Assim começa o primeiro Boletim Informativo da Campanha de Solidariedade aos Agricultores Sem Terra, e assim começa parte importante da história do Movimento dos Trabalhadores Rurais Sem Terra (MST). Ali, em 1981, no entrocamento das cidades de Ronda Alta e Passo Fundo, no Rio Grande do Sul, acontece a ocupação de terra que é considerada a semente da organização do MST. As famílias ocuparam um trecho da estrada para reivindicar a posse da terra. Exigiam a desapropriação de latifúndios na própria região, e não em projetos de colonização em outros estados.
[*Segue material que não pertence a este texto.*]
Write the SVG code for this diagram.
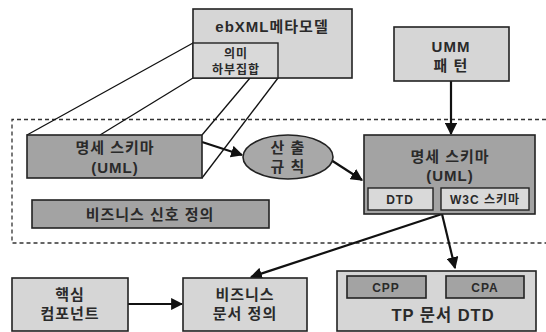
<svg xmlns="http://www.w3.org/2000/svg" width="546" height="332" viewBox="0 0 546 332">
<defs>
<style>
.lt{fill:#d6d6d6;stroke:#222;stroke-width:1.6}
.dk{fill:#a3a3a3;stroke:#222;stroke-width:1.6}
.in{fill:#d9d9d9;stroke:#222;stroke-width:1.4}
.t{font-family:"Liberation Sans","Noto Sans CJK KR",sans-serif;font-weight:bold;fill:#2a2a2a;text-anchor:middle}
.b{font-size:15px;letter-spacing:1px}
.s{font-size:12px;letter-spacing:1px}
.ln{stroke:#111;stroke-width:1.3;fill:none}
.ar{stroke:#111;stroke-width:2.2;fill:none;marker-end:url(#ah)}
</style>
<marker id="ah" viewBox="0 0 10 10" refX="9" refY="5" markerWidth="5.5" markerHeight="5.5" orient="auto" markerUnits="strokeWidth">
<path d="M0,0 L10,5 L0,10 z" fill="#111"/>
</marker>
</defs>
<rect width="546" height="332" fill="#fff"/>
<g id="boundary">
<path d="M546,119.5 H12 V243 H546" fill="none" stroke="#333" stroke-width="1.3" stroke-dasharray="4,3"/>
</g>
<g id="connectors">
<line class="ln" x1="193" y1="43" x2="27" y2="135"/>
<line class="ln" x1="193" y1="78" x2="100" y2="135"/>
<line class="ln" x1="250" y1="78" x2="202" y2="135"/>
<line class="ln" x1="278" y1="78" x2="202" y2="178"/>
<line class="ar" x1="451" y1="81" x2="451" y2="134"/>
<line class="ar" x1="202" y1="142" x2="242" y2="155"/>
<line class="ar" x1="331" y1="160" x2="362" y2="180"/>
<line class="ar" x1="442" y1="214" x2="251" y2="277"/>
<line class="ar" x1="442" y1="214" x2="455" y2="268"/>
<line class="ar" x1="128" y1="304" x2="182" y2="304"/>
</g>
<g id="ebxml">
<rect class="lt" x="193" y="9" width="159" height="69"/>
<text class="t b" x="272" y="32">ebXML메타모델</text>
<rect class="in" x="193" y="43" width="85" height="35"/>
<text class="t s" x="236" y="58">의미</text>
<text class="t s" x="236" y="74">하부집합</text>
</g>
<g id="umm">
<rect class="lt" x="394" y="27" width="115" height="54"/>
<text class="t b" x="451" y="52">UMM</text>
<text class="t b" x="451" y="71">패  턴</text>
</g>
<g id="spec-left">
<rect class="dk" x="27" y="135" width="175" height="43"/>
<text class="t b" x="115" y="153">명세 스키마</text>
<text class="t b" x="115" y="173">(UML)</text>
</g>
<g id="rule">
<ellipse cx="288" cy="157" rx="45" ry="22" fill="#a8a8a8" stroke="#222" stroke-width="1.6"/>
<text class="t b" x="288" y="153">산 출</text>
<text class="t b" x="288" y="172">규 칙</text>
</g>
<g id="signal">
<rect class="dk" x="32" y="200" width="237" height="28"/>
<text class="t b" x="150" y="220">비즈니스 신호 정의</text>
</g>
<g id="spec-right">
<rect class="dk" x="364" y="135" width="171" height="79"/>
<text class="t b" x="450" y="162">명세 스키마</text>
<text class="t b" x="450" y="181">(UML)</text>
<rect class="in" x="368" y="188" width="65" height="22"/>
<text class="t s" x="400" y="204">DTD</text>
<rect class="in" x="441" y="188" width="88" height="22"/>
<text class="t s" x="485" y="204">W3C 스키마</text>
</g>
<g id="core">
<rect class="lt" x="12" y="278" width="116" height="53"/>
<text class="t b" x="70" y="300">핵심</text>
<text class="t b" x="70" y="319">컴포넌트</text>
</g>
<g id="bizdoc">
<rect class="lt" x="183" y="278" width="124" height="53"/>
<text class="t b" x="245" y="300">비즈니스</text>
<text class="t b" x="245" y="319">문서 정의</text>
</g>
<g id="tp">
<rect class="lt" x="337" y="271" width="199" height="60"/>
<rect class="dk" x="347" y="276" width="79" height="22" stroke-width="1.4"/>
<text class="t s" x="386" y="292">CPP</text>
<rect class="dk" x="446" y="276" width="78" height="22" stroke-width="1.4"/>
<text class="t s" x="485" y="292">CPA</text>
<text class="t b" x="443" y="321" style="font-size:16.5px">TP 문서 DTD</text>
</g>
</svg>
Novas pessoas foram se juntando. Aos poucos, o acampamento da Encruzilhada Natalino foi se tornando referência – tanto para os trabalhadores como para a repressão. O então presidente , o general João Batista Figueiredo, enviou um de seus quadros de maior confiança para cortar a mobilização popular. O coronel Curió – Sebastião Rodrigues de Moura, membro do Conselho de Segurança Nacional, o mesmo que desmobilizou a Guerrilha do Araguaia – cercou a região onde as famílias se instalaram com seus barracos de “armação de bambu, cobertos de plásticos, lonas e, grande parte, apenas de capim”, conforme descrição do boletim. As duas extremidades da estrada foram fechadas, impedindo a circulação.
“A porteira se abre”
Para romper o cerco, uma das inciativas foi a criação do Boletim, feito na capital do estado pelo Movimento de Justiça e Direitos Humanos e Comissão Pastoral da Terra do Rio Grande do Sul. “A gente mandava bilhetes para Porto Alegre e o pessoal de lá escrevia o que estava acontecendo fora do acampamento. Assim, o boletim cumpria uma dupla finalidade:informava os amigos da situação que nós vivíamos e repassava as informações para quem estava confi nado lá dentro”, lembra Maria Izabel Grein, militante do MST que estava na ocupação e hoje compõe o setor de educação no Paraná.
O Boletim chegou, por exemplo, até Adnor Bicalho Vieira, o Parafuso, que atuava na Comissão Pastoral da Terra de Santa Catarina. “Aquilo era uma denúncia do que acontecia com nosso povo. Foi uma maneira de ficarmos sabendo que havia diferentes formas de organização. Quando as coisas ficam isoladas, ninguém sabe. Aquele boletim motivou a organização da classe trabalhadora”, acredita.
Vladimir Caleffi Araujo, jornalista que acompanhou o boletim desde o início e foi seu editor até 1986, afi rma que o informativo surgiu de uma necessidade de divulgar a luta dos acampados e a extensa rede de solidariedade formada a partir dela.
“As informações eram recolhidas de diversas formas e repassadas para um comitê de apoio que se formou em Porto Alegre. E nós tínhamos esta tarefa de juntar esta massa de informações e divulgá- las. Este boletim, no início rudimentar, passou a ser editado e acabou transformando-se no boletim dos sem terra, numa espécie de porta-voz dos acampados”, lembra Vladimir, que atualmente dirige o Centro de Pesquisa e Documentação da Assembleia Legislativa do Rio Grande do Sul.
O Boletim não circulava com periodicidade fixa, variava de semanal para quinzenal. O número de páginas também mudava de acordo com os temas tratados. A tiragem girava em torno de 700 exemplares. Além de retratar a situação das famílias do acampamento, trazia dados da solidariedade recebida e de outras lutas no Brasil. Em julho de 1982, o boletim anuncia que passaria a ser regional, “como o órgão de divulgação de suas lutas em cinco estados: Rio Grande do Sul, Santa Catarina, Paraná, São Paulo e Mato Grosso do Sul”.
Em novembro de 1983, circula uma “edição histórica”, com cinco mil exemplares. “A porteira se abre”, anuncia a manchete, acompanhada da tradicional cruz com os panos simbolizando as crianças mortas no acampamento, por negligência do Estado. A edição comemorava a aquisição de terras para os colonos, na região de Ronda Alta. Hoje, parte das famílias está assentada na fazenda Anonni. Em 9,2 mil hectares vivem 450 famílias, em sete comunidades. Há ginásios de esportes, uma escola estadual, duas municipais e uma escola técnica de agroecologia.